To follow up a recent HARDCORPS member column at, I thought I’d post one of my favourite papers about Six Nations.

This paper, Where Licence Reigns with all Impunity, is an anarchist look at the traditional functioning of the Haudenosaunee (Six Nations)) Confederacy, and what kind of rules, rights and governance structures prevailed. And while you might expect something like this from an anarcho-primitivist publication like Fifth Estate or Green Anarchy, this comes from Stephen Arthur of NEFAC (the North-Eastrn Federation of Anarcho-Communists) – a very “red” Anarchist group that isn’t usually into this kind of thing.

Not surprisingly to anyone who’s studied the Haudenosaunee, Arthur finds many amazing examples of women’s rights, peacemaking and direct democracy – a far cry from the “savage barbarian” stereotypes of life before Europeans got here. Clearly, freedom, fairness and peace are not new ideas, and certainly weren’t invented by a bunch of old white guys in the 1800s.

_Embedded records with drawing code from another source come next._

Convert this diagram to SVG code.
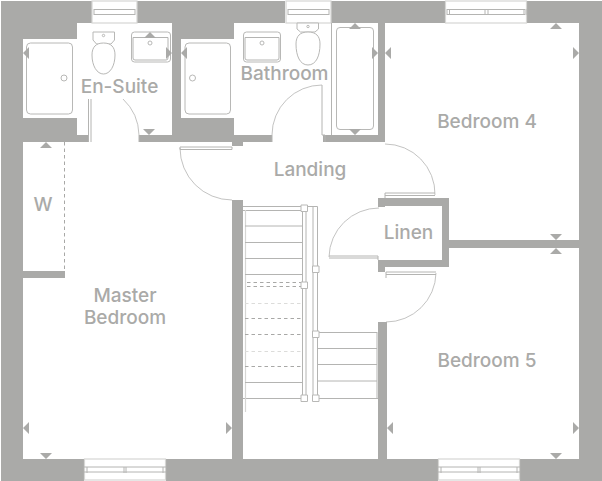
<svg xmlns="http://www.w3.org/2000/svg" width="602" height="481" viewBox="0 0 602 481">
<style>
.wall{fill:#aaaaa8}
.room{fill:#fff}
.ln{fill:none;stroke:#b4b4b2;stroke-width:1}
.lt{fill:none;stroke:#d6d6d4;stroke-width:1.2}
.fx{fill:#fff;stroke:#b8b8b6;stroke-width:1}
.arc{fill:none;stroke:#b4b4b2;stroke-width:.8}
.da{fill:none;stroke:#a8a8a6;stroke-width:1;stroke-dasharray:3.5 3}
.dl{fill:none;stroke:#dcdcda;stroke-width:1;stroke-dasharray:3.5 3}
.m{fill:#aaaaa8}
text{font-family:"Inter","Liberation Sans",sans-serif;font-size:19px;fill:#aaaaa8;text-anchor:middle;font-weight:500}
</style>
<rect width="602" height="481" fill="#fff"/>
<g id="walls">
<rect class="wall" x="1" y="1" width="601" height="480"/>
<path class="room" d="M77 23H172V135H139V142H88V135H77V118H23V39H77Z"/>
<path class="room" d="M234 23H378V135H323V142H272V135H234V118H181V39H234Z"/>
<path class="room" d="M385 23H579V240H449V198H378V142H385Z"/>
<path class="room" d="M23 142H232V146H243V142H378V207H385V206H442V260H378V459H243V200H232V459H23V278H65V271H23Z"/>
<path class="room" d="M449 248H579V459H387V322H378V272H385V267H449Z"/>
<rect class="room" x="92" y="1" width="45" height="22"/>
<rect class="room" x="285" y="1" width="46" height="22"/>
<rect class="room" x="445" y="1" width="82" height="22"/>
<rect class="room" x="84" y="459" width="82" height="22"/>
<rect class="room" x="438" y="459" width="82" height="22"/>
</g>
<g id="windows">
<g id="window-1"><rect class="lt" x="92" y="1" width="45" height="22"/><rect class="ln" x="94" y="9.500" width="41" height="5"/></g>
<g id="window-2"><rect class="lt" x="286" y="1" width="45" height="22"/><rect class="ln" x="288" y="9.500" width="41" height="5"/></g>
<g id="window-3"><rect class="lt" x="445.500" y="1" width="81" height="22"/><path class="ln" d="M447 9.500H525M447 14.500H525M447 9V15M449.500 9V15M485 9V15M488 9V15M524 9V15M526 9V15"/></g>
<g id="window-4"><rect class="lt" x="84.500" y="459" width="81" height="21"/><path class="ln" d="M84 467H166M84 472H166M87 467V473M124 467V473M126 467V473M163 467V473"/></g>
<g id="window-5"><rect class="lt" x="438.500" y="459" width="81" height="21"/><path class="ln" d="M438 467H520M438 472H520M441 467V473M478 467V473M480 467V473M517 467V473"/></g>
</g>
<g id="fixtures">
<rect class="fx" x="26.500" y="43" width="46" height="71" rx="4"/><circle class="fx" cx="64" cy="78" r="3"/>
<rect class="fx" x="185" y="43" width="45.500" height="71" rx="4"/><circle class="fx" cx="192.500" cy="78" r="3"/>
<path class="fx" d="M93 32H114.500V40L111 44H96.500L93 40Z"/><circle class="fx" cx="103.500" cy="35.500" r="1.200"/><path class="fx" d="M103.500 43C96 43 92 47 92 55C92 66 97 74 103.500 74C110 74 115 66 115 55C115 47 111 43 103.500 43Z"/>
<rect class="fx" x="131.500" y="32" width="39" height="30" rx="3"/><path class="ln" d="M133 37.500V58Q133 60 135 60H166Q168 60 168 58V37.500H133"/><circle class="fx" cx="150" cy="43" r="2"/>
<rect class="fx" x="243.500" y="32" width="37" height="30" rx="3"/><path class="ln" d="M245 37.500V58Q245 60 247 60H277Q279 60 279 58V37.500H245"/><circle class="fx" cx="262" cy="43" r="2"/>
<path class="fx" d="M297 23H318.500V29L315 32H300.500L297 29Z"/><circle class="fx" cx="308" cy="26.500" r="1.200"/><path class="fx" d="M308 32C300 32 296 36 296 44C296 56 300 65 308 65C316 65 320 56 320 44C320 36 316 32 308 32Z"/>
<rect class="fx" x="336.500" y="27.500" width="37" height="102" rx="3.500"/>
<path class="ln" d="M331.500 23V135"/>
<path class="da" d="M64.500 142V271"/>
</g>
<g id="stairs">
<path class="ln" d="M243 206.500H317.500V398M243 210.500H304M302.500 208V398M306 208V398M313 206V398M243 398.500H302M317 398.500H378"/>
<path class="lt" d="M245.500 210V412"/>
<path class="ln" d="M245 226H302M245 242.500H302M245 258.500H302M245 274.500H302M245 382.500H302M317 332.500H377M317 348.500H377M317 364.500H377M317 381H377M377 332V399"/>
<path class="da" d="M247 282.500H302M247 286.500H302M245 318.500H302M245 334.500H302M245 366.500H302"/>
<path class="dl" d="M245 303.500H302M245 351.500H302"/>
<path class="fx" d="M301 205H307.500V211.500H301ZM301 282H307.500V288.500H301ZM301 395H307.500V401.500H301ZM312.500 266H319V272.500H312.500ZM312.500 331H319V337.500H312.500ZM312.500 395H319V401.500H312.500Z"/>
</g>
<g id="doors">
<path class="ln" d="M180 147H232V149.500H180ZM88.500 99V142M91 99V142M139 135V142M322 85V135H325V142M272 135V142"/>
<path class="arc" d="M180 148A52 52 0 0 0 232 200"/>
<path class="arc" d="M123 99A51 51 0 0 1 139 135"/>
<path class="arc" d="M322 85A50 50 0 0 0 272 135"/>
<path class="ln" d="M385 193V198M385 193H435M385 195.500H435M329 256H378V260M329 258H378M386 272H436M386 274.500H436M386 272V278"/>
<path class="arc" d="M385 144A50 50 0 0 1 435 195"/>
<path class="arc" d="M379 208A50 50 0 0 0 329 257"/>
<path class="arc" d="M436 273A50 50 0 0 1 386 322"/>
</g>
<g id="markers">
<path class="m" d="M23 53L29 47V59ZM150 32L156 38H144ZM172 53L166 47V59ZM149 135L143 129H155ZM181 53L187 47V59ZM355 23L361 29H349ZM378 53L372 47V59ZM355 135L349 129H361ZM385 53L391 47V59ZM556 23L562 29H550ZM579 53L573 47V59ZM556 240L550 234H562ZM556 248L550 254H562ZM46 142L52 148H40ZM23 428L29 422V434ZM232 428L226 422V434ZM46 459L40 453H52ZM387 428L393 422V434ZM579 428L573 422V434ZM556 459L550 453H562Z"/>
</g>
<g id="labels">
<text id="label-ensuite" x="119.500" y="93">En-Suite</text>
<text id="label-bathroom" x="284.500" y="80">Bathroom</text>
<text id="label-bedroom4" x="487" y="128">Bedroom 4</text>
<text id="label-landing" x="310" y="176">Landing</text>
<text id="label-linen" x="408.500" y="239">Linen</text>
<text id="label-w" x="43" y="211">W</text>
<text id="label-master" x="125" y="302">Master</text>
<text x="125" y="324">Bedroom</text>
<text id="label-bedroom5" x="487" y="367">Bedroom 5</text>
</g>
</svg>
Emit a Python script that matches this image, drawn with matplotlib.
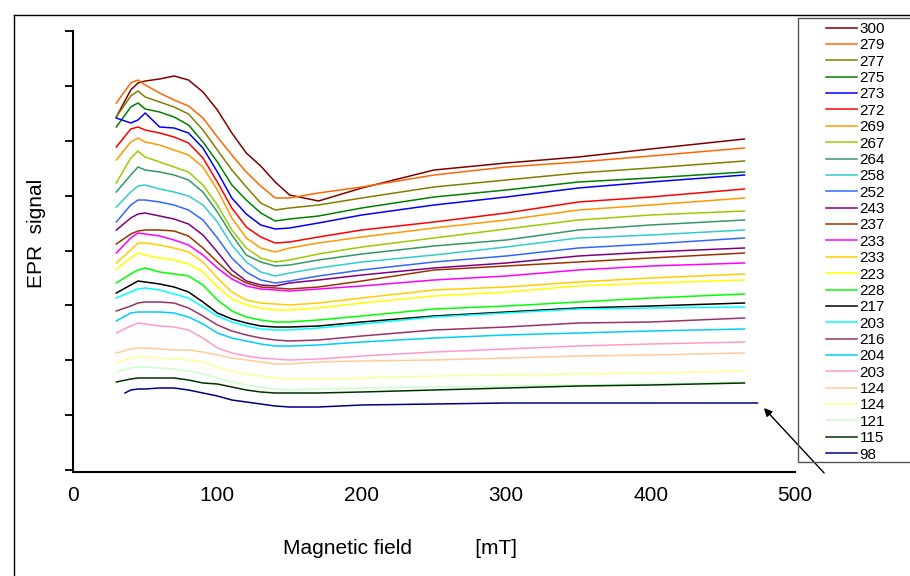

Most of Canada, and the better part of the United States were governed by similar conferderacies – the Huron (Wendat), or the Ojibwe (Anishnabe) for intance. Though virtually every scrap of the map was claimed by one or more of of these groups, almost none of them were governed by any kind of centralized authority. The one exception, of course, would be the coast of British Columbia where wealthy chiefs ruled many communities around them.

This wasn’t about a “lack of advancement”, either. Many of the Plains Indians were settled agricultural societies until the horse and gun allowed them to turn to nomadic hunting bison as a much more productive means of living and eating. Many consider them to have been the world’s wealthiest hunter-gatherers at the time. Canada was governed, like much of the rest of the world at the time, by federated autonomous communities because it works.